En un mundo que confunde autenticidad con mercadotecnia, que vende rusticidad en cápsulas de marketing con tipografía cursiva, la boina de verdad no se compra: se hereda o se gana. No tiene marca ni temporada. Puede haber sido tejida a mano durante un invierno duro, o comprada en la feria de ganado, entre mugidos y churros fríos. Está hecha con la misma lana que arropa a los corderos en enero. Su forma es un misterio geométrico: ni redonda ni cuadrada, sino una media luna caída con la gracia de una nube.

Algunos todavía se burlan. Asocian la boina a la ignorancia, a la España profunda, a la España que no se conecta a ninguna red social pero sabe cuándo hay que sembrar el maíz. No entienden que hay más sabiduría en una boina torcida que en cien tuits bien escritos. Que esa prenda mínima contiene siglos de viento, de callos en las manos, de hijas educadas con esfuerzo, de viudas que sabían esperar. Y ahora vuelve, no como símbolo del pasado, sino como emblema de un presente alternativo.

El cuerpo que la lleva puede tener barro en los zapatos, pero en los ojos hay fuego. Es gente, “los boineros”,  que no ha huido de la ciudad para romantizar el campo, sino que ha regresado a él con la mirada limpia. Que cultiva, que cuida, que canta. Gente que sabe que la tierra es un diálogo, no un recurso. Que los castaños tienen nombres y que las gallinas responden al cariño. Que vivir en el campo no es retirarse, sino comprometerse con lo que alimenta.

Quizás por eso la boina no pertenece a ningún partido. Es anarquista y tradicional. Es mística y práctica. Es telúrica sin ser esotérica. La llevan los pastores que creen en Dios y los agnósticos que rezan al sol. La usan quienes saben que en el monte no hay wifi, pero sí cobertura espiritual. Que la lentitud es un modo de resistencia. Que el silencio es una forma de literatura.

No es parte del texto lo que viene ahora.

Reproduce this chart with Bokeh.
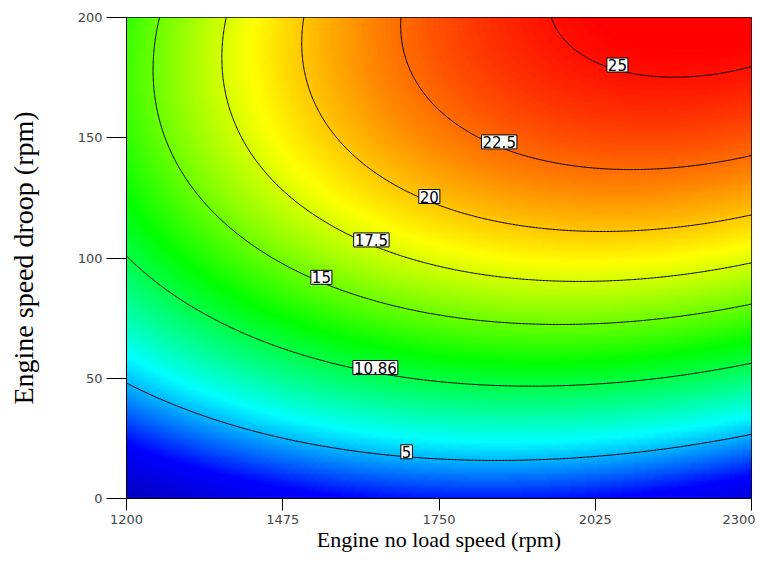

Hay algo profundamente sensual en quien la lleva: no es el cuerpo lo que seduce, sino la actitud. Esas personas que entran al bar con una boina gastada y saludan con voz baja, como si fueran parte del mobiliario. Que conocen las estaciones, las lunas, los nombres de los árboles. Que han llorado en soledad y han reído sin necesidad de testigos. Esa gente —con boina o sin ella— nos recuerda que no todo está perdido. Que hay otra modernidad posible: no la que presume de futuro, sino la que se reconcilia con la historia.

Es posible que vuelva a pasar de moda. Que las nuevas tendencias la escondan de nuevo en los armarios donde huele a alcanfor y leña vieja. Pero siempre habrá un nieto que, al ver la fotografía del abuelo mirando al horizonte con una boina en la cabeza, sienta el impulso de entender ese gesto. Y se la ponga. No para parecerse a él, sino para parecerse más a sí mismo.

Y en ese instante, bajo esa boina, volverá a habitar el sentido común del paisano. No el que se aprende en un manual, sino el que se hereda sin palabras. El que sabe cuándo callar, cuándo sembrar, cuándo resistir. El que no desprecia lo sencillo. El que no busca espectáculo, sino sustancia.